What are the Psalms?

The Book of Psalms was compiled over a period of hundreds of years. It contains five collections or ‘books’ of psalms (religious songs and prayers) written by many different authors including Moses and King David.

A parchment scroll (Willy Horst)

The psalms in Book 1 (Psalms 1 to 41) probably originated in the southern kingdom of Judah (as the psalmist uses the name ‘Yahweh’ – often translated ‘Jehovah’ or ‘the LORD’ – when refering to God). Those in Book 2 (Psalms 42 to 72) probably came from the northern kingdom of Israel (as the divine name used is ‘Elohim’ or ‘God’). (See the section on Who wrote the Old Testament?)

 

 

The psalms were originally written
on parchment scrolls  (Willy Horst)

 

 

Occasionally, the same psalm is found in both collections, so the combined Book of Psalms contains some almost identical psalms (apart from the different word used for ‘God’). Psalm 14 and Psalm 53, for instance, are nearly identical, while Psalm 70 is virtually the same as Psalm 40:13-17. Some of the psalms were written for Levitical guilds – professional choirs who sang during times of worship. In Book 3 (Psalms 73-89), for example, many of the songs are dedicated to the ‘Sons of Korah’, or are ‘Songs of Asaph’.

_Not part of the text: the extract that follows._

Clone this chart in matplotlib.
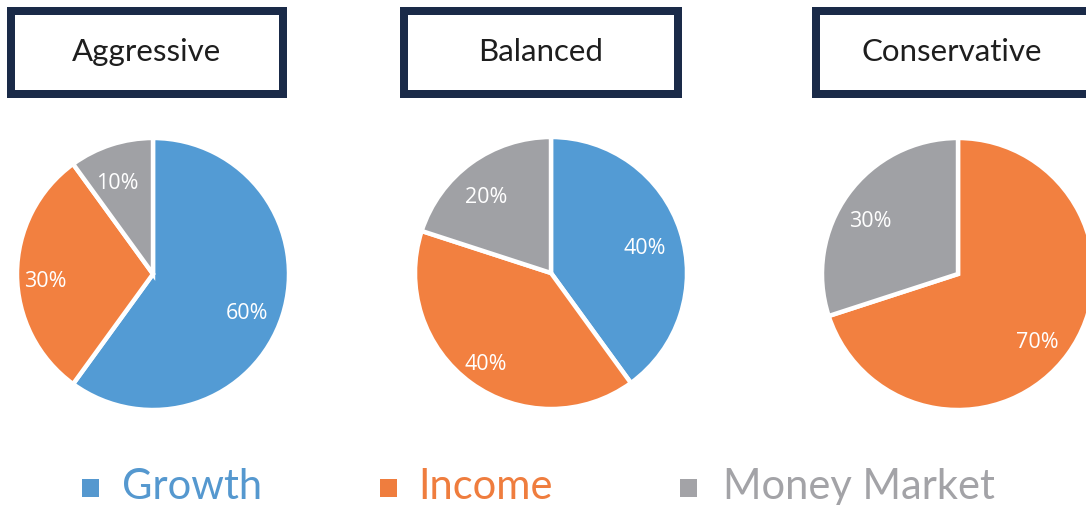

The Book of Psalms include songs of praise and worship, pleas for God’s protection and forgiveness, and prayers requesting justice and the punishment of wrongdoers. Some were written for special occasions such as the King’s accession (Psalm 2 & Psalm 110), a royal wedding (Psalm 45) or the celebration of a victory (Psalm 18).

 

The site of the Temple in Jerusalem

Many psalms were sung by Jewish pilgrims going up to Jerusalem

 

Many of the later psalms in Book 5 (Psalms 120-134) were written as pilgrim songs, sung joyfully by Jewish families as they made their way up to Jerusalem for the Passover festival.